Actually took a moment to breathe over Christmas, and started making my way through a boxed set of Hammer films which I'd been given. Much as I'd like to think that my horror film knowledge is full, comprehensive and encyclopedic.. There are gaps. And one of those gaps, without doubt, has been Hammer shaped.
This fact has been even more evident to me during the last year or so, where the re-emergence of the long-dormant studio has made me ponder exactly what Hammer should mean in 2011 (and, by extension, what it meant last century too). The remake of The Woman In Black, in particular, has been pinging on my radar as an object of interest, and whatever mentality the studio shows when dealing with that property is likely to be an indication of the way they're going in general.
But, what of the Hammer of old? Over Christmas, I checked out five films: The Devil Rides Out, Blood from the Mummy's Tomb, Dracula: Prince of Darkness, Quatermass & The Pit and The Nanny. Of these, my favourite by a considerable margin was The Devil Rides Out; a full-blooded black magic flick with some terrific set-pieces and an unusually 'good guy' turn from Christopher Lee. It summed up everything that I'd enjoyed about the handful of Hammer flicks I'd seen previously and would have easily gone down as the best horror movie I'd seen over the holiday period, had I not also checked out the sublime Night of the Demon.. (Not being a Hammer flick, I don't want to digree too much and talk about NOTD here, but it was a real gem and made me feel incredibly remiss for not having watched it previously).
I spent a little while wondering whether the straight-faced approach of The Devil Rides Out would translate easily to the 21st century Hammer flicks and whether it would be wise to attempt to do so. Looking back to The Woman in Black in particular, both the stage play and the masterful 1989 TV movie rely on something that contemporary cinema seems positively allergic to; the slow burn. The devastating shocks in the original WIB depend entirely on the *lack* of scare tactics in the rest of the movie. Likewise, Quatermass & The Pit represented a slow ratcheting of tension building towards a single, large-scale set-piece. Is a 2011 audience prepared to accept that dynamic? Is Hammer going to be comfortable taking that approach? After all, their name may be synonymous with horror, but the word itself has very different connotations for a contemporary audience than it did in the company's heyday. The average viewer of Saw 3D will have genre expectations which the majority of my shiny Hammer boxed set is unlikely to coincide with.

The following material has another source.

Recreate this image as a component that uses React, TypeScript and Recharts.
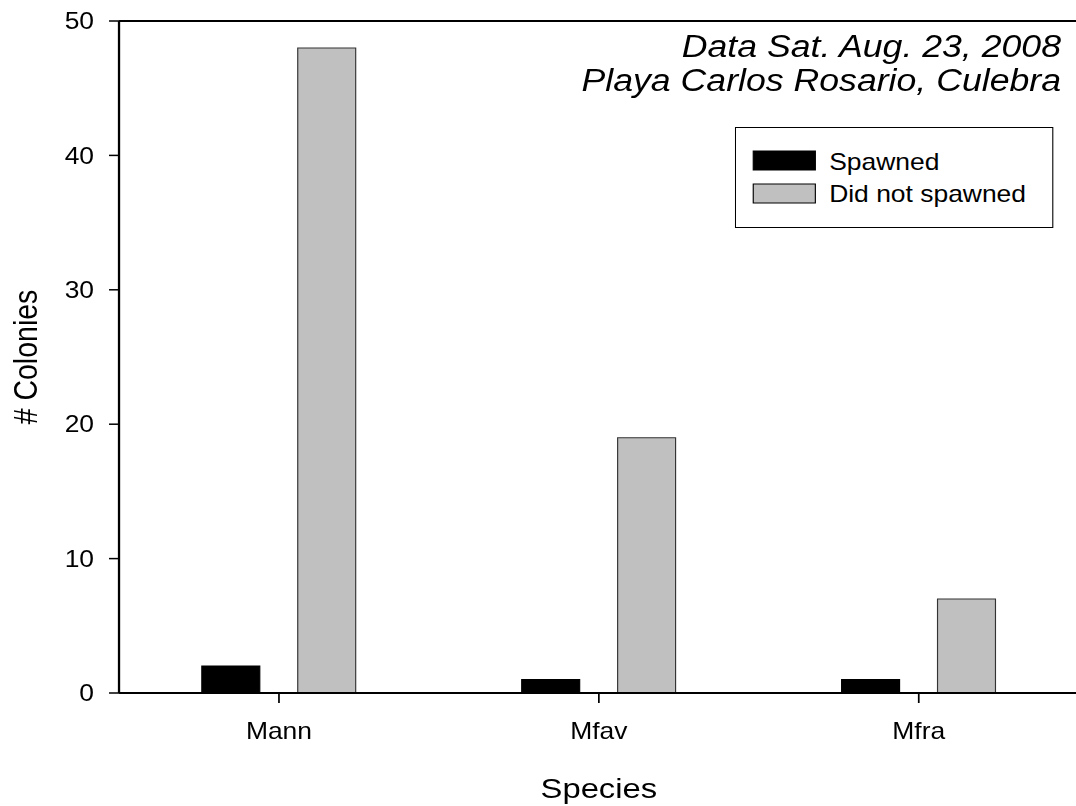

As for me, I'm looking forward to seeing what the rest of the box has to offer. My last stop was cleavage-fest Blood from the Mummy's Tomb, a rip-roaring tale of a resurrected Egyptian Mummy with fantastic tits, which was probably closer structurally to a contemporary horror flick than any of the other examples I've mentioned thus far. So maybe the new Hammer doesn't need to differ from the old so much after all; it just needs to cherry pick the elements that'll work in this new century.
Speaking personally, I can't wait to see the results.